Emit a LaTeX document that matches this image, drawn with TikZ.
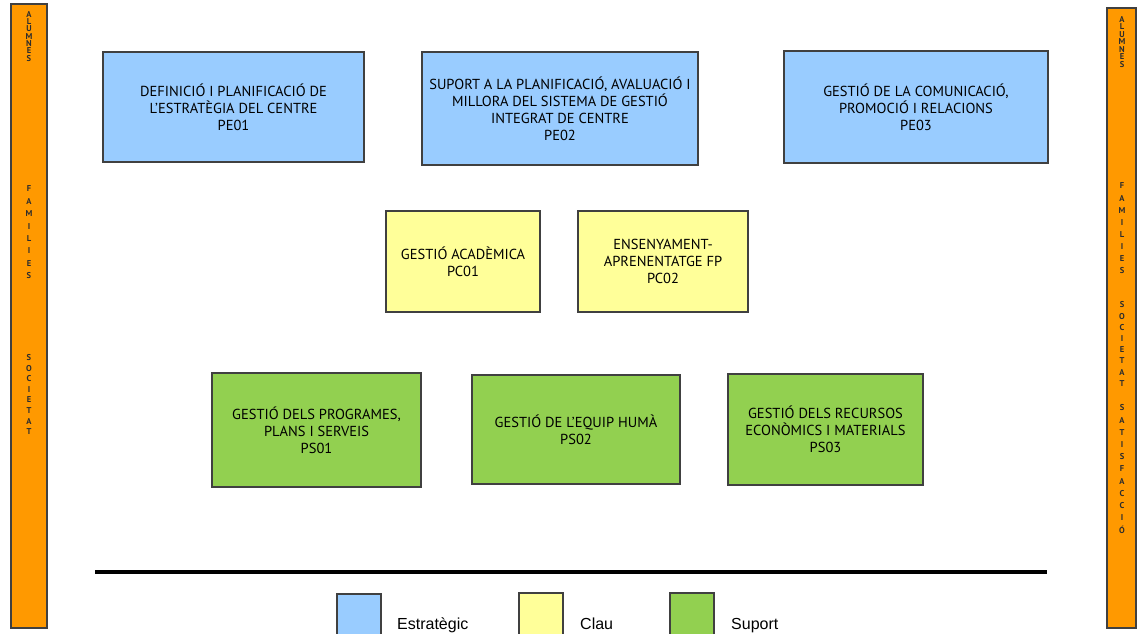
\documentclass[tikz,border=0pt]{standalone}
\usepackage{fontspec}
\setmainfont{PT Sans}
\newfontfamily\legendfont{Liberation Sans}
\usetikzlibrary{positioning}
\definecolor{estrategic}{HTML}{99CCFF}
\definecolor{clau}{HTML}{FFFF99}
\definecolor{suport}{HTML}{92D050}
\definecolor{grup}{HTML}{FF9900}
\definecolor{vora}{HTML}{404040}
\tikzset{proc/.style = {draw = vora, line width = 1.5, align = center, inner sep = 0,
                        font = \fontsize{14.5}{17}\selectfont}}
\tikzset{pe/.style = {proc, fill = estrategic}}
\tikzset{pc/.style = {proc, fill = clau}}
\tikzset{ps/.style = {proc, fill = suport}}
\tikzset{barra/.style = {draw = vora, line width = 1.2, fill = grup}}
\tikzset{lletra/.style = {font = \fontsize{8.5}{8.5}\selectfont\bfseries, text = vora!70!black, inner sep = 0}}
\tikzset{llegenda/.style = {font = \legendfont\fontsize{16}{18}\selectfont, anchor = base west, inner sep = 0}}
% one letter under the other
\newcommand{\vertical}[5]{\foreach \lt [count = \i from 0] in {#5}
  \node[lletra] (#1\i) at (#2, #3 + \i*#4) {\lt};}

\begin{document}
\begin{tikzpicture}[x = 1pt, y = -1pt]
  \useasboundingbox (0, 0) rectangle (1137, 633);
  \clip (0, 0) rectangle (1137, 633);
  % side bars
  \draw[barra] (11, 4) rectangle (47, 628);
  \draw[barra] (1107, 8) rectangle (1136, 628);
  \vertical{la}{29}{14}{7.4}{A,L,U,M,N,E,S}
  \vertical{lf}{29}{189}{12.4}{F,A,M,I,L,I,E,S}
  \vertical{ls}{29}{358}{10.5}{S,O,C,I,E,T,A,T}
  \vertical{ra}{1122}{19}{7.6}{A,L,U,M,N,E,S}
  \vertical{rf}{1122}{186}{12.1}{F,A,M,I,L,I,E,S}
  \vertical{rs}{1122}{305}{11.2}{S,O,C,I,E,T,A,T}
  \vertical{rt}{1122}{408}{12.2}{S,A,T,I,S,F,A,C,C,I,Ó}
  % processes
  \node[pe, minimum width = 261, minimum height = 110] (pe01) at (233.5, 107)
    {DEFINICIÓ I PLANIFICACIÓ DE\\L’ESTRATÈGIA DEL CENTRE\\PE01};
  \node[pe, minimum width = 276, minimum height = 113] (pe02) at (560, 108.5)
    {SUPORT A LA PLANIFICACIÓ, AVALUACIÓ I\\MILLORA DEL SISTEMA DE GESTIÓ\\INTEGRAT DE CENTRE\\PE02};
  \node[pe, minimum width = 264, minimum height = 112] (pe03) at (916, 107)
    {GESTIÓ DE LA COMUNICACIÓ,\\PROMOCIÓ I RELACIONS\\PE03};
  \node[pc, minimum width = 154, minimum height = 101] (pc01) at (463, 261.5)
    {GESTIÓ ACADÈMICA\\PC01};
  \node[pc, minimum width = 170, minimum height = 101] (pc02) at (663, 261.5)
    {ENSENYAMENT-\\APRENENTATGE FP\\PC02};
  \node[ps, minimum width = 209, minimum height = 114] (ps01) at (316.5, 430)
    {GESTIÓ DELS PROGRAMES,\\PLANS I SERVEIS\\PS01};
  \node[ps, minimum width = 208, minimum height = 109] (ps02) at (576, 429.5)
    {GESTIÓ DE L’EQUIP HUMÀ\\PS02};
  \node[ps, minimum width = 195, minimum height = 111] (ps03) at (825.5, 429.5)
    {GESTIÓ DELS RECURSOS\\ECONÒMICS I MATERIALS\\PS03};
  % legend
  \coordinate (esq) at (95, 572);
  \coordinate (dre) at (1047, 572);
  \draw[line width = 4] (esq) -- (dre);
  \node[pe, minimum width = 44, minimum height = 50, anchor = north west] (lpe) at (336, 593) {};
  \node[pc, minimum width = 44, minimum height = 50, anchor = north west] (lpc) at (518, 592) {};
  \node[ps, minimum width = 44, minimum height = 50, anchor = north west] (lps) at (669, 592) {};
  \node[llegenda] (tpe) at (397, 629) {Estratègic};
  \node[llegenda] (tpc) at (580, 629) {Clau};
  \node[llegenda] (tps) at (731, 629) {Suport};
\end{tikzpicture}
\end{document}
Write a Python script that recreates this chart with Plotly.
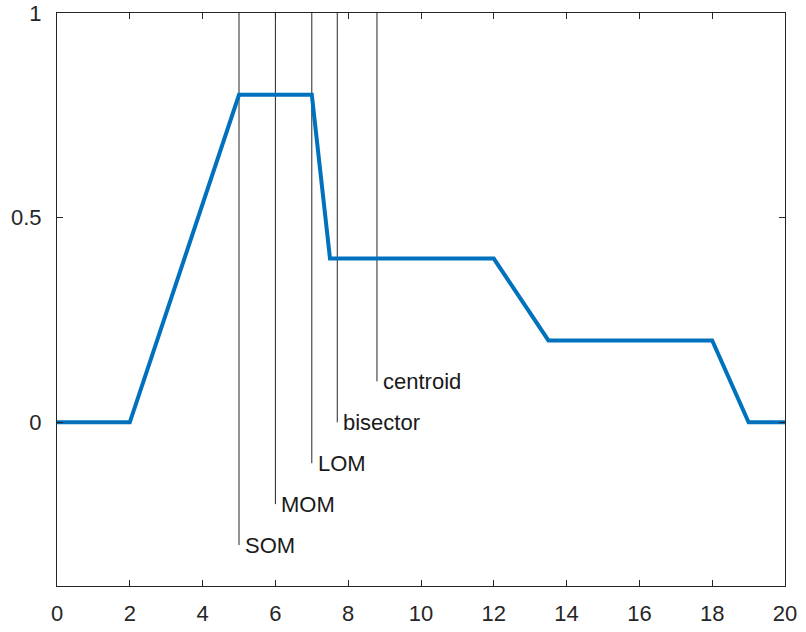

→ **Given problem**
Omit the pictures, and quote the material above exactly as given.

→ **Finished answer**
Emit a LaTeX document that matches this image, drawn with TikZ.
\documentclass[tikz,border=0pt]{standalone}
\usepackage{fontspec}
\setmainfont{PT Sans}
\newfontfamily\legendfont{Liberation Sans}
\usetikzlibrary{positioning}
\definecolor{estrategic}{HTML}{99CCFF}
\definecolor{clau}{HTML}{FFFF99}
\definecolor{suport}{HTML}{92D050}
\definecolor{grup}{HTML}{FF9900}
\definecolor{vora}{HTML}{404040}
\tikzset{proc/.style = {draw = vora, line width = 1.5, align = center, inner sep = 0,
                        font = \fontsize{14.5}{17}\selectfont}}
\tikzset{pe/.style = {proc, fill = estrategic}}
\tikzset{pc/.style = {proc, fill = clau}}
\tikzset{ps/.style = {proc, fill = suport}}
\tikzset{barra/.style = {draw = vora, line width = 1.2, fill = grup}}
\tikzset{lletra/.style = {font = \fontsize{8.5}{8.5}\selectfont\bfseries, text = vora!70!black, inner sep = 0}}
\tikzset{llegenda/.style = {font = \legendfont\fontsize{16}{18}\selectfont, anchor = base west, inner sep = 0}}
% one letter under the other
\newcommand{\vertical}[5]{\foreach \lt [count = \i from 0] in {#5}
  \node[lletra] (#1\i) at (#2, #3 + \i*#4) {\lt};}

\begin{document}
\begin{tikzpicture}[x = 1pt, y = -1pt]
  \useasboundingbox (0, 0) rectangle (1137, 633);
  \clip (0, 0) rectangle (1137, 633);
  % side bars
  \draw[barra] (11, 4) rectangle (47, 628);
  \draw[barra] (1107, 8) rectangle (1136, 628);
  \vertical{la}{29}{14}{7.4}{A,L,U,M,N,E,S}
  \vertical{lf}{29}{189}{12.4}{F,A,M,I,L,I,E,S}
  \vertical{ls}{29}{358}{10.5}{S,O,C,I,E,T,A,T}
  \vertical{ra}{1122}{19}{7.6}{A,L,U,M,N,E,S}
  \vertical{rf}{1122}{186}{12.1}{F,A,M,I,L,I,E,S}
  \vertical{rs}{1122}{305}{11.2}{S,O,C,I,E,T,A,T}
  \vertical{rt}{1122}{408}{12.2}{S,A,T,I,S,F,A,C,C,I,Ó}
  % processes
  \node[pe, minimum width = 261, minimum height = 110] (pe01) at (233.5, 107)
    {DEFINICIÓ I PLANIFICACIÓ DE\\L’ESTRATÈGIA DEL CENTRE\\PE01};
  \node[pe, minimum width = 276, minimum height = 113] (pe02) at (560, 108.5)
    {SUPORT A LA PLANIFICACIÓ, AVALUACIÓ I\\MILLORA DEL SISTEMA DE GESTIÓ\\INTEGRAT DE CENTRE\\PE02};
  \node[pe, minimum width = 264, minimum height = 112] (pe03) at (916, 107)
    {GESTIÓ DE LA COMUNICACIÓ,\\PROMOCIÓ I RELACIONS\\PE03};
  \node[pc, minimum width = 154, minimum height = 101] (pc01) at (463, 261.5)
    {GESTIÓ ACADÈMICA\\PC01};
  \node[pc, minimum width = 170, minimum height = 101] (pc02) at (663, 261.5)
    {ENSENYAMENT-\\APRENENTATGE FP\\PC02};
  \node[ps, minimum width = 209, minimum height = 114] (ps01) at (316.5, 430)
    {GESTIÓ DELS PROGRAMES,\\PLANS I SERVEIS\\PS01};
  \node[ps, minimum width = 208, minimum height = 109] (ps02) at (576, 429.5)
    {GESTIÓ DE L’EQUIP HUMÀ\\PS02};
  \node[ps, minimum width = 195, minimum height = 111] (ps03) at (825.5, 429.5)
    {GESTIÓ DELS RECURSOS\\ECONÒMICS I MATERIALS\\PS03};
  % legend
  \coordinate (esq) at (95, 572);
  \coordinate (dre) at (1047, 572);
  \draw[line width = 4] (esq) -- (dre);
  \node[pe, minimum width = 44, minimum height = 50, anchor = north west] (lpe) at (336, 593) {};
  \node[pc, minimum width = 44, minimum height = 50, anchor = north west] (lpc) at (518, 592) {};
  \node[ps, minimum width = 44, minimum height = 50, anchor = north west] (lps) at (669, 592) {};
  \node[llegenda] (tpe) at (397, 629) {Estratègic};
  \node[llegenda] (tpc) at (580, 629) {Clau};
  \node[llegenda] (tps) at (731, 629) {Suport};
\end{tikzpicture}
\end{document}
Write a Python script that recreates this chart with Plotly.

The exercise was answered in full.